Como o próprio filósofo francês prega, o realismo não cabe no mundo dos pensamentos. O outro mundo fora de nós, se tornou um ideal inalcançável. Não fomos educados para direcionar nossos conflitos interiores para um realismo mundano, porque não temos a menor ideia de como é esse mundo, ou se realmente ele existe. O cientista cognitivo Jerry Fodor propôs um sistema de crenças. O mundo que vejo é a partir de dentro. Os estímulos que recebo advindos de fora, são interpretados de acordo com os processamentos internos que validam os objetos e situações do meio, gerando uma forma de ver e sentir esse mundo de uma perspectiva única. Assim, interpreto o que passa pelos sentidos, e lido de forma ideal com as coisas, após meu sistema de crenças interpretar o que reconheço como verdadeiro ou falso. Essas questões filosóficas valem para entendermos que a psicanálise também lida com questões que deformam a realidade a partir do Ego.
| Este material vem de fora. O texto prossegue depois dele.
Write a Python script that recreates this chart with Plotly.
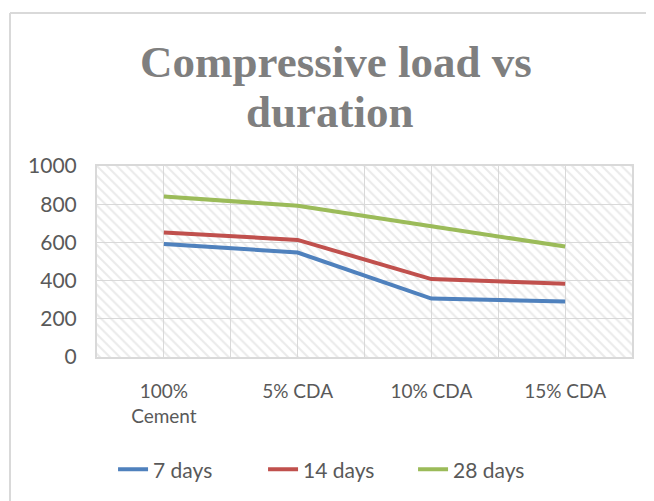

Este, além de trazer conteúdos que simbolizem o que está reprimido, estes também se tornam elementos distorcidos, resultado final de uma realidade supraconsciente, que encerrou nosso modo consciente de entender o mundo, preso a uma redoma. Foi esta a prova que Descartes encontrou da existência de Deus. Se existe algo fora do pensamento, foi pelo fato de podermos formar no próprio pensamento a ideia de que Ele exista, não que exista de fato, mas a formulação no próprio âmago do pensamento seria a pista, uma evidência de que exista algo fora. Isso seria o Real proposto por Lacan, mas esse algo seria o significado não alcançado internamente, e o ideal de todo cientista na busca da unidade das coisas, estaria sendo procurado do lado de fora, o que nos remete a uma busca incessante por Deus no céu, e não dentro de nós mesmos, fazendo com que o drama de Sísifo que Descartes acometeu os ocidentais, jamais cesse.
Teoria e Realidade.
Com a herança mecanicista povoando o imaginário coletivo, o cientista não tem outra alternativa senão recorrer a experimentos artificiais. Esses experimentos feitos em laboratório requerem cálculos complexos para idealizar modelos que comprovem suposições, ou como afirmou Richard Feynman, “palpites”, sobre objetos reais. Como o mundo é ininteligível, e não podemos imaginá-lo fora do idealismo, é comum encontrarmos querelas entre comunidades científicas e diletantes, sobre o que “realmente” tem valor científico. A psicanálise é um dos grandes alvos desses grupos que não reconhecem a prática freudiana como científica. Esses embates acabam não tendo o menor sentido, porque Freud recorreu a modelos científicos de forma rigorosa, para poder analisar os casos e transpor para o tecnicismo, um modelo de aparelho mental que pudesse explicar as relações entre as instâncias psíquicas e como estas definem a conduta humana frente às questões de ordem inconsciente. Freud tinha o indivíduo isolado como objeto de estudo, e seu consultório, como o laboratório para seus experimentos. Tais implicâncias desses grupos envolvem o idealismo como sequela pela impossibilidade realista de saber o que há fora do pensamento. A psicanálise pode avaliar essa questão dos dois ângulos apresentados acima ao qual o Ego é submetido, ou seja, das pressões internas ligadas ao desenvolvimento, e de fora, pelo modelo idealista que impõe uma ilusão acerca do mundo que ninguém pode conhecer. Da mesma maneira que os habitantes de um país* perdido nos Andes, descrito por H.G.Wells, não tinham consciência de que eram cegos, assim como os conteúdos do ID não têm consciência do que entendemos ser a parte consciente do Ego, esta também está cega por sofrer a repressão de forças misteriosas externas, que impedem a completa conscientização do real.
* Wells, H.G. O país dos cegos e outras histórias . Tradução de Braulio Tavares. - 1. ed. - Rio de Janeiro: Objetiva, 2014.